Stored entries
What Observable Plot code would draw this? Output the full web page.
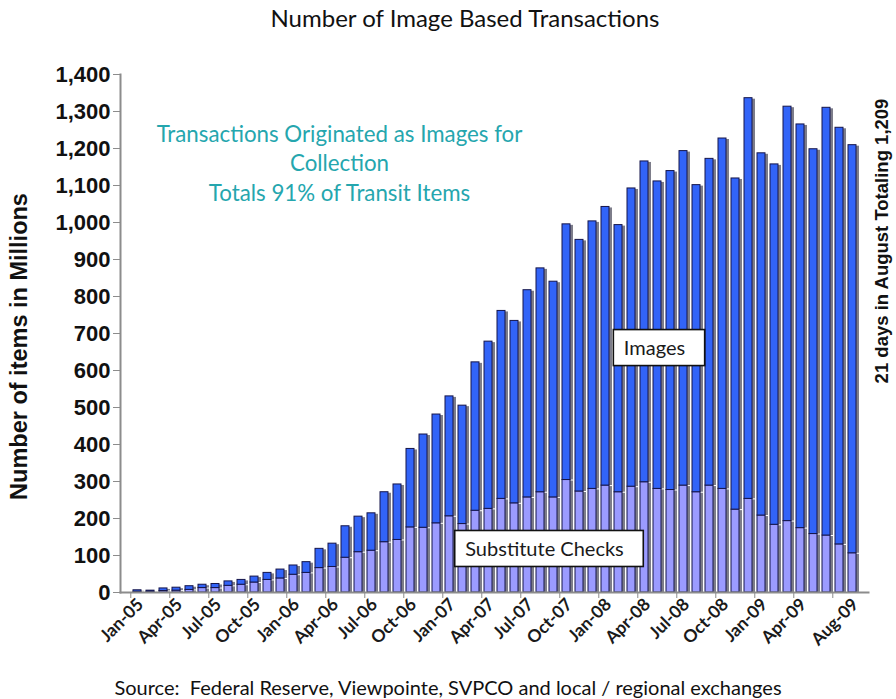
<!DOCTYPE html>
<html>
<head>
<meta charset="utf-8">
<script src="https://cdn.jsdelivr.net/npm/d3@7"></script>
<script src="https://cdn.jsdelivr.net/npm/@observablehq/plot@0.6"></script>
<style>
  html, body { margin: 0; padding: 0; background: #fff; }
  #wrap { width: 896px; height: 699px; overflow: hidden; }
  #title { height: 40px; text-align: center; font-family: Lato, sans-serif; font-size: 24px; color: #111; line-height: 36px; padding-left: 34px; box-sizing: border-box; }
  #caption { height: 34px; text-align: center; font-family: Lato, sans-serif; font-size: 20px; color: #111; line-height: 44px; }
</style>
</head>
<body>
<div id="wrap">
  <div id="title">Number of Image Based Transactions</div>
  <div id="chart"></div>
  <div id="caption">Source:&nbsp; Federal Reserve, Viewpointe, SVPCO and local / regional exchanges</div>
</div>
<script>
const months = [
  "Jan-05","Feb-05","Mar-05","Apr-05","May-05","Jun-05","Jul-05","Aug-05","Sep-05","Oct-05","Nov-05","Dec-05",
  "Jan-06","Feb-06","Mar-06","Apr-06","May-06","Jun-06","Jul-06","Aug-06","Sep-06","Oct-06","Nov-06","Dec-06",
  "Jan-07","Feb-07","Mar-07","Apr-07","May-07","Jun-07","Jul-07","Aug-07","Sep-07","Oct-07","Nov-07","Dec-07",
  "Jan-08","Feb-08","Mar-08","Apr-08","May-08","Jun-08","Jul-08","Aug-08","Sep-08","Oct-08","Nov-08","Dec-08",
  "Jan-09","Feb-09","Mar-09","Apr-09","May-09","Jun-09","Jul-09","Aug-09"
];
const substituteChecks = [
  2,2,4,5,7,12,12,18,21,27,34,38,
  48,53,66,69,94,109,113,136,142,176,175,187,
  206,185,221,226,253,241,257,271,257,304,273,280,
  289,271,286,298,280,277,289,271,289,280,224,253,
  208,183,193,174,158,154,130,106
];
const images = [
  4,3,7,8,10,9,11,12,13,16,19,24,
  25,29,52,63,85,96,101,135,150,212,252,294,
  324,320,401,452,508,493,560,605,583,691,680,723,
  753,722,806,867,831,862,904,830,883,947,895,1083,
  979,974,1120,1091,1040,1156,1126,1103
];
const tickLabels = ["Jan-05","Apr-05","Jul-05","Oct-05","Jan-06","Apr-06","Jul-06","Oct-06","Jan-07","Apr-07","Jul-07","Oct-07","Jan-08","Apr-08","Jul-08","Oct-08","Jan-09","Apr-09","Aug-09"];
const tickMarks = ["Jan-05","Apr-05","Jul-05","Oct-05","Jan-06","Apr-06","Jul-06","Oct-06","Jan-07","Apr-07","Jul-07","Oct-07","Jan-08","Apr-08","Jul-08","Oct-08","Jan-09","Apr-09","Jul-09"];
const seriesNames = ["Substitute Checks", "Images"];
const seriesColors = ["#9b9bff", "#3264f8"];
const yTicks = [0,100,200,300,400,500,600,700,800,900,1000,1100,1200,1300,1400];

const noteLines = ["Transactions Originated as Images for", "Collection", "Totals 91% of Transit Items"];
const note = [{month: "May-06", value: 1164, text: noteLines.join("\n")}];
const boxLabels = [
  {month: "May-08", value: 659, label: "Images", dx: -3},
  {month: "Aug-07", value: 116, label: "Substitute Checks", dx: 4}
];
const sideNote = [{month: "Aug-09", value: 950, text: "21 days in August Totaling 1,209"}];

const rows = months.flatMap((m, i) => [
  {month: m, type: seriesNames[0], value: substituteChecks[i]},
  {month: m, type: seriesNames[1], value: images[i]}
]);

const W = 896, H = 625, ML = 120, MR = 28, MT = 34, MB = 73;
const step = (W - ML - MR) / (months.length - 0.4 + 0.1);

const plot = Plot.plot({
  width: W, height: H,
  marginLeft: ML, marginRight: MR, marginTop: MT, marginBottom: MB,
  style: {background: "#fff", overflow: "visible"},
  x: {type: "band", domain: months, paddingInner: 0.4, paddingOuter: 0.05, label: null},
  y: {domain: [0, 1400], label: null},
  color: {domain: seriesNames, range: seriesColors},
  marks: [
    Plot.barY(rows, Plot.stackY({x: "month", y: "value", z: "type", order: seriesNames, fill: "#7d7d8a", dx: 3, insetTop: 1})),
    Plot.barY(rows, Plot.stackY({x: "month", y: "value", z: "type", order: seriesNames, fill: "type", stroke: "#15154a", strokeWidth: 1})),
    Plot.frame({anchor: "left", stroke: "#8c8c8c", strokeWidth: 2}),
    Plot.frame({anchor: "bottom", stroke: "#8c8c8c", strokeWidth: 2}),
    Plot.axisY({ticks: yTicks, tickSize: 7, tickPadding: 3, stroke: "#8c8c8c",
      fontSize: 22, fontWeight: "bold", fontFamily: "Liberation Sans, Arial, sans-serif", fill: "#111",
      tickFormat: d3.format(","),
      label: "Number of items in Millions", labelAnchor: "center", labelArrow: "none", labelOffset: 110}),
    Plot.axisX({ticks: tickMarks, tickSize: 6, text: null, stroke: "#8c8c8c", dx: -step / 2}),
    Plot.axisX({ticks: tickLabels, tickSize: 0, tickPadding: 9, tickRotate: -45,
      fontSize: 17.5, fontWeight: "bold", fontFamily: "Lato, sans-serif", fill: "#1a1a1a", label: null, dx: 3}),
    Plot.text(note, {x: "month", y: "value", text: "text", dx: -6, fill: "#25a6ae", fontSize: 22.3,
      fontFamily: "Lato, sans-serif", lineHeight: 1.34, textAnchor: "middle"}),
    Plot.text(boxLabels, {x: "month", y: "value", text: "label", fill: "#1a1a1a", fontSize: 20,
      fontFamily: "Lato, sans-serif", textAnchor: "middle", className: "boxed"}),
    Plot.text(sideNote, {x: "month", y: "value", text: "text", dx: 30, rotate: -90, fill: "#111",
      fontSize: 18.5, fontWeight: "bold", fontFamily: "Liberation Sans, Arial, sans-serif", textAnchor: "middle"})
  ]
});

document.getElementById("chart").appendChild(plot);
d3.select(plot).selectAll("text")
  .filter(function() { return this.textContent === "Number of items in Millions"; })
  .style("font-size", "23.5px")
  .attr("dx", "-13px");

d3.select(plot).selectAll("g.boxed text").each(function(d, i) {
  const t = d3.select(this);
  const shift = boxLabels[i].dx;
  const tr = t.attr("transform") || "";
  t.attr("transform", tr + ` translate(${shift},0)`);
  const bb = this.getBBox();
  const svg = plot;
  const pt = svg.createSVGPoint();
  pt.x = bb.x; pt.y = bb.y;
  const m = this.getScreenCTM();
  const inv = svg.getScreenCTM().inverse();
  const p1 = pt.matrixTransform(m).matrixTransform(inv);
  const padX = 15, h = 36;
  const cy = p1.y + bb.height / 2;
  d3.select(this.parentNode).insert("rect", () => this)
    .attr("x", p1.x - padX).attr("y", cy - h / 2)
    .attr("width", bb.width + 2 * padX).attr("height", h)
    .attr("fill", "#fff").attr("stroke", "#111").attr("stroke-width", 1.6);
});
</script>
</body>
</html>
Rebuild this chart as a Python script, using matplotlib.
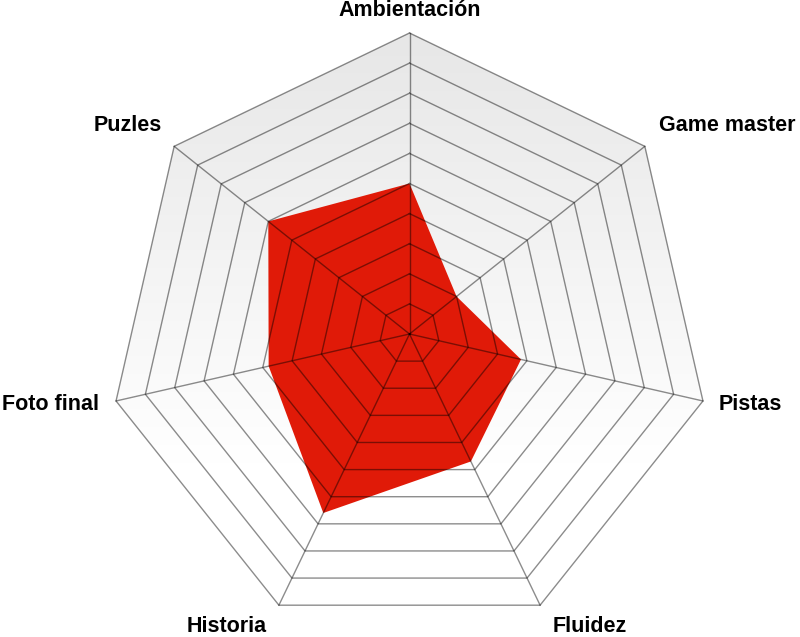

→ **Work to do**
Output each line exactly; omit every picture.

→ **Result for this exercise**
What Observable Plot code would draw this? Output the full web page.
<!DOCTYPE html>
<html>
<head>
<meta charset="utf-8">
<script src="https://cdn.jsdelivr.net/npm/d3@7"></script>
<script src="https://cdn.jsdelivr.net/npm/@observablehq/plot@0.6"></script>
<style>
  html, body { margin: 0; padding: 0; background: #fff; }
  #wrap { width: 896px; height: 699px; overflow: hidden; }
  #title { height: 40px; text-align: center; font-family: Lato, sans-serif; font-size: 24px; color: #111; line-height: 36px; padding-left: 34px; box-sizing: border-box; }
  #caption { height: 34px; text-align: center; font-family: Lato, sans-serif; font-size: 20px; color: #111; line-height: 44px; }
</style>
</head>
<body>
<div id="wrap">
  <div id="title">Number of Image Based Transactions</div>
  <div id="chart"></div>
  <div id="caption">Source:&nbsp; Federal Reserve, Viewpointe, SVPCO and local / regional exchanges</div>
</div>
<script>
const months = [
  "Jan-05","Feb-05","Mar-05","Apr-05","May-05","Jun-05","Jul-05","Aug-05","Sep-05","Oct-05","Nov-05","Dec-05",
  "Jan-06","Feb-06","Mar-06","Apr-06","May-06","Jun-06","Jul-06","Aug-06","Sep-06","Oct-06","Nov-06","Dec-06",
  "Jan-07","Feb-07","Mar-07","Apr-07","May-07","Jun-07","Jul-07","Aug-07","Sep-07","Oct-07","Nov-07","Dec-07",
  "Jan-08","Feb-08","Mar-08","Apr-08","May-08","Jun-08","Jul-08","Aug-08","Sep-08","Oct-08","Nov-08","Dec-08",
  "Jan-09","Feb-09","Mar-09","Apr-09","May-09","Jun-09","Jul-09","Aug-09"
];
const substituteChecks = [
  2,2,4,5,7,12,12,18,21,27,34,38,
  48,53,66,69,94,109,113,136,142,176,175,187,
  206,185,221,226,253,241,257,271,257,304,273,280,
  289,271,286,298,280,277,289,271,289,280,224,253,
  208,183,193,174,158,154,130,106
];
const images = [
  4,3,7,8,10,9,11,12,13,16,19,24,
  25,29,52,63,85,96,101,135,150,212,252,294,
  324,320,401,452,508,493,560,605,583,691,680,723,
  753,722,806,867,831,862,904,830,883,947,895,1083,
  979,974,1120,1091,1040,1156,1126,1103
];
const tickLabels = ["Jan-05","Apr-05","Jul-05","Oct-05","Jan-06","Apr-06","Jul-06","Oct-06","Jan-07","Apr-07","Jul-07","Oct-07","Jan-08","Apr-08","Jul-08","Oct-08","Jan-09","Apr-09","Aug-09"];
const tickMarks = ["Jan-05","Apr-05","Jul-05","Oct-05","Jan-06","Apr-06","Jul-06","Oct-06","Jan-07","Apr-07","Jul-07","Oct-07","Jan-08","Apr-08","Jul-08","Oct-08","Jan-09","Apr-09","Jul-09"];
const seriesNames = ["Substitute Checks", "Images"];
const seriesColors = ["#9b9bff", "#3264f8"];
const yTicks = [0,100,200,300,400,500,600,700,800,900,1000,1100,1200,1300,1400];

const noteLines = ["Transactions Originated as Images for", "Collection", "Totals 91% of Transit Items"];
const note = [{month: "May-06", value: 1164, text: noteLines.join("\n")}];
const boxLabels = [
  {month: "May-08", value: 659, label: "Images", dx: -3},
  {month: "Aug-07", value: 116, label: "Substitute Checks", dx: 4}
];
const sideNote = [{month: "Aug-09", value: 950, text: "21 days in August Totaling 1,209"}];

const rows = months.flatMap((m, i) => [
  {month: m, type: seriesNames[0], value: substituteChecks[i]},
  {month: m, type: seriesNames[1], value: images[i]}
]);

const W = 896, H = 625, ML = 120, MR = 28, MT = 34, MB = 73;
const step = (W - ML - MR) / (months.length - 0.4 + 0.1);

const plot = Plot.plot({
  width: W, height: H,
  marginLeft: ML, marginRight: MR, marginTop: MT, marginBottom: MB,
  style: {background: "#fff", overflow: "visible"},
  x: {type: "band", domain: months, paddingInner: 0.4, paddingOuter: 0.05, label: null},
  y: {domain: [0, 1400], label: null},
  color: {domain: seriesNames, range: seriesColors},
  marks: [
    Plot.barY(rows, Plot.stackY({x: "month", y: "value", z: "type", order: seriesNames, fill: "#7d7d8a", dx: 3, insetTop: 1})),
    Plot.barY(rows, Plot.stackY({x: "month", y: "value", z: "type", order: seriesNames, fill: "type", stroke: "#15154a", strokeWidth: 1})),
    Plot.frame({anchor: "left", stroke: "#8c8c8c", strokeWidth: 2}),
    Plot.frame({anchor: "bottom", stroke: "#8c8c8c", strokeWidth: 2}),
    Plot.axisY({ticks: yTicks, tickSize: 7, tickPadding: 3, stroke: "#8c8c8c",
      fontSize: 22, fontWeight: "bold", fontFamily: "Liberation Sans, Arial, sans-serif", fill: "#111",
      tickFormat: d3.format(","),
      label: "Number of items in Millions", labelAnchor: "center", labelArrow: "none", labelOffset: 110}),
    Plot.axisX({ticks: tickMarks, tickSize: 6, text: null, stroke: "#8c8c8c", dx: -step / 2}),
    Plot.axisX({ticks: tickLabels, tickSize: 0, tickPadding: 9, tickRotate: -45,
      fontSize: 17.5, fontWeight: "bold", fontFamily: "Lato, sans-serif", fill: "#1a1a1a", label: null, dx: 3}),
    Plot.text(note, {x: "month", y: "value", text: "text", dx: -6, fill: "#25a6ae", fontSize: 22.3,
      fontFamily: "Lato, sans-serif", lineHeight: 1.34, textAnchor: "middle"}),
    Plot.text(boxLabels, {x: "month", y: "value", text: "label", fill: "#1a1a1a", fontSize: 20,
      fontFamily: "Lato, sans-serif", textAnchor: "middle", className: "boxed"}),
    Plot.text(sideNote, {x: "month", y: "value", text: "text", dx: 30, rotate: -90, fill: "#111",
      fontSize: 18.5, fontWeight: "bold", fontFamily: "Liberation Sans, Arial, sans-serif", textAnchor: "middle"})
  ]
});

document.getElementById("chart").appendChild(plot);
d3.select(plot).selectAll("text")
  .filter(function() { return this.textContent === "Number of items in Millions"; })
  .style("font-size", "23.5px")
  .attr("dx", "-13px");

d3.select(plot).selectAll("g.boxed text").each(function(d, i) {
  const t = d3.select(this);
  const shift = boxLabels[i].dx;
  const tr = t.attr("transform") || "";
  t.attr("transform", tr + ` translate(${shift},0)`);
  const bb = this.getBBox();
  const svg = plot;
  const pt = svg.createSVGPoint();
  pt.x = bb.x; pt.y = bb.y;
  const m = this.getScreenCTM();
  const inv = svg.getScreenCTM().inverse();
  const p1 = pt.matrixTransform(m).matrixTransform(inv);
  const padX = 15, h = 36;
  const cy = p1.y + bb.height / 2;
  d3.select(this.parentNode).insert("rect", () => this)
    .attr("x", p1.x - padX).attr("y", cy - h / 2)
    .attr("width", bb.width + 2 * padX).attr("height", h)
    .attr("fill", "#fff").attr("stroke", "#111").attr("stroke-width", 1.6);
});
</script>
</body>
</html>
Rebuild this chart as a Python script, using matplotlib.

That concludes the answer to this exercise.